Man kann in diesem Museum die gesamte Geschichte des Porzellans in China verfolgen.

Hier nur ein paar wenige Bildinfos, Porzellan ist ein gigantisches Thema, bei dem der Erwerb einer Expertise eine Lebensaufgabe ist.



In der Porzellanabteilung werden tradtitionelle Töpferwerkstätten und Brennmöglichekiten gezeigt und genau beschrieben.


Außerdem gibt es kleine Modelle der Gegenden, in denen die Manufakturen angesiedelt waren. Es sieht ein bisschen aus wie eine Modelleisenbahnlandschaft.

Ausschnitt eines Modells einer Landschaft mit ehemaliger Porzellanherstellung.


Besonders niedlich habe ich zwei kleine Kinder in Erinnerung, die staunend über den Rand der Tischvitrine auf dieses Modell guckten.

In China werden Kinder sehr früh an die eigene Kultur herangeführt. Auch in meiner chinesischen Schülerschaft spüre ich eine tiefe Identifikation damit. In den Ferien war das Museum voll mit Kindern.

Typisches Produkt der Tang-Dynastie (7. Jahrhhundert), oft wurden Kamele und andere figürliche Darstellungen produziert. Das auffälligste Merkmal ist die dreifarbige Bleiglasur in Braun, Grün und Creme.

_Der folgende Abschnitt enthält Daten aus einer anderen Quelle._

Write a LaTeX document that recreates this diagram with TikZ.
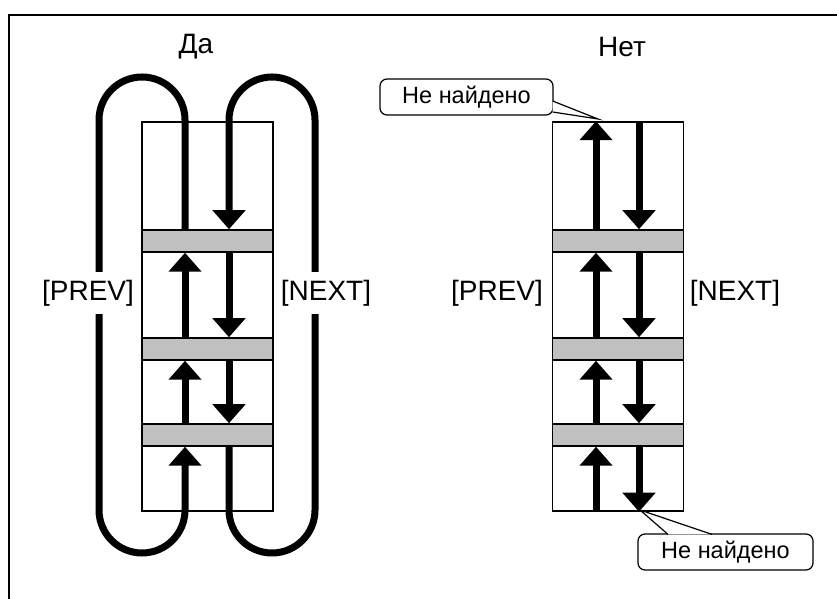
\documentclass[tikz,border=0pt]{standalone}
\usepackage{fontspec}
\setmainfont{Liberation Sans}
\usetikzlibrary{positioning,arrows.meta,calc}
\definecolor{bargray}{HTML}{C0C0C0}

\begin{document}
\begin{tikzpicture}[x=1pt, y=1pt,
  listbox/.style={draw, line width=1.5pt, minimum width=131pt, minimum height=389pt, inner sep=0pt},
  bar/.style={draw, fill=bargray, line width=1.5pt, minimum width=131pt, minimum height=22pt, inner sep=0pt},
  linkarrow/.style={line width=7pt, -{Triangle[length=19pt,width=32pt]}},
  lbl/.style={font=\fontsize{28}{32}\selectfont, fill=white, inner xsep=2pt, inner ysep=8pt},
  note/.style={draw, line width=1.2pt, rounded corners=7pt, fill=white, minimum width=173pt, minimum height=36pt, inner sep=0pt, font=\fontsize{23.5}{26}\selectfont}]
\useasboundingbox (0,0) rectangle (837,599);
\draw[line width=2.5pt] (9,0) -- (9,584) -- (837,584);

\node[font=\fontsize{28}{32}\selectfont] (yes) at (196,552) {Да};
\node[font=\fontsize{28}{32}\selectfont] (no) at (622,552) {Нет};

% left list, links wrap round
\node[listbox] (la) at (207.5,282.5) {};
\node[bar] (la1) at (207.5,358) {};
\node[bar] (la2) at (207.5,250) {};
\node[bar] (la3) at (207.5,164) {};
\coordinate (lp) at (185,0);
\coordinate (ln) at (229,0);
\draw[linkarrow] (lp |- la1.north) -- (185,479) arc[start angle=0, end angle=180, radius=43] -- (99,89) arc[start angle=180, end angle=360, radius=43] -- (lp |- la3.south);
\draw[linkarrow] (ln |- la3.south) -- (229,89) arc[start angle=180, end angle=360, radius=43] -- (315,479) arc[start angle=0, end angle=180, radius=43] -- (ln |- la1.north);
\draw[linkarrow] (lp |- la2.north) -- (lp |- la1.south);
\draw[linkarrow] (lp |- la3.north) -- (lp |- la2.south);
\draw[linkarrow] (ln |- la1.south) -- (ln |- la2.north);
\draw[linkarrow] (ln |- la2.south) -- (ln |- la3.north);
\node[lbl] (lprev) at (88,306) {[PREV]};
\node[lbl] (lnext) at (326,306) {[NEXT]};

% right list, links stop at the ends
\node[listbox] (ra) at (618,282.5) {};
\node[bar] (ra1) at (618,358) {};
\node[bar] (ra2) at (618,250) {};
\node[bar] (ra3) at (618,164) {};
\coordinate (rp) at (596,0);
\coordinate (rn) at (639,0);
\draw[linkarrow] (rp |- ra1.north) -- (rp |- ra.north);
\draw[linkarrow] (rp |- ra2.north) -- (rp |- ra1.south);
\draw[linkarrow] (rp |- ra3.north) -- (rp |- ra2.south);
\draw[linkarrow] (rp |- ra.south) -- (rp |- ra3.south);
\draw[linkarrow] (rn |- ra.north) -- (rn |- ra1.north);
\draw[linkarrow] (rn |- ra1.south) -- (rn |- ra2.north);
\draw[linkarrow] (rn |- ra2.south) -- (rn |- ra3.north);
\draw[linkarrow] (rn |- ra3.south) -- (rn |- ra.south);
\node[lbl] (rprev) at (497,306) {[PREV]};
\node[lbl] (rnext) at (735,306) {[NEXT]};

% callouts
\node[note] (top) at (466.5,502) {Не найдено};
\coordinate (toptip) at (598,480);
\draw[line width=1.2pt, fill=white] ($(top.east)+(-1,-4)$) -- (toptip) -- ($(top.east)+(-1,-15)$);
\node[note, minimum width=175pt] (bot) at (725.5,47) {Не найдено};
\coordinate (bottip) at (640,89);
\draw[line width=1.2pt, fill=white] ($(bot.north)+(-57.5,-1)$) -- (bottip) -- ($(bot.north)+(-13.5,-1)$);
\end{tikzpicture}
\end{document}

Seladon-Porzellan (960-1279) wurde hauptsächlich während der Song-Zeit hergestellt. Die grau-grüne Farbe entsteht durch die Reduktion von Eisen(III)-Oxid zu Eisen(II)-Oxyd während des Brennvorgangs. Dieses Porzellan entsprich unserer europäischen Definition von Steinzeug wegen der niedrigen Brenntemperatur. Während der Ming-Dynastie kam es schließlich bis nach Europa, wo es mit Gold aufgewogen wurde.

Anfang des 14. Jahrhunderts wurde die sogenannte Blau-Weiß-Ware besonders populär. Die Blütezeit dieses Stils wurde in der Ming-Zeit (1368-1644) erreicht. Das Dekor, eine Mischung aus Cobald und Wasser, wurde vor dem Brenn- und dem Glasurvorgang mit dem Pinsel aufgetragen Meistens war es floral, geometrisch und ornamental, später kamen figürliche Darstellungen hinzu, z.B: Drachen. Die bekannteste Adaption dieses Stils in Europa ist das Dekor des Meißener Zwiebelmusters.

Im Gegensatz zur Unterglasurmalerei in der Ming-Zeit, wurde in der Zeit von 1662 - 1796 der Periode der drei großen Qing-Kaiser (Qing-Dynastie: 644 - 1911) das Dekor auf die Glasur gemalt. Besonders auffällig ist die Ergänzung der Farbpalette. Es wird bunter. In den Motiven wandte man sich auch mehr gegenständlichen Darstellungen zu: Blumen, Vögel, Szenen aus der chinesischen Geschichte, Mythologie und Literatur usw.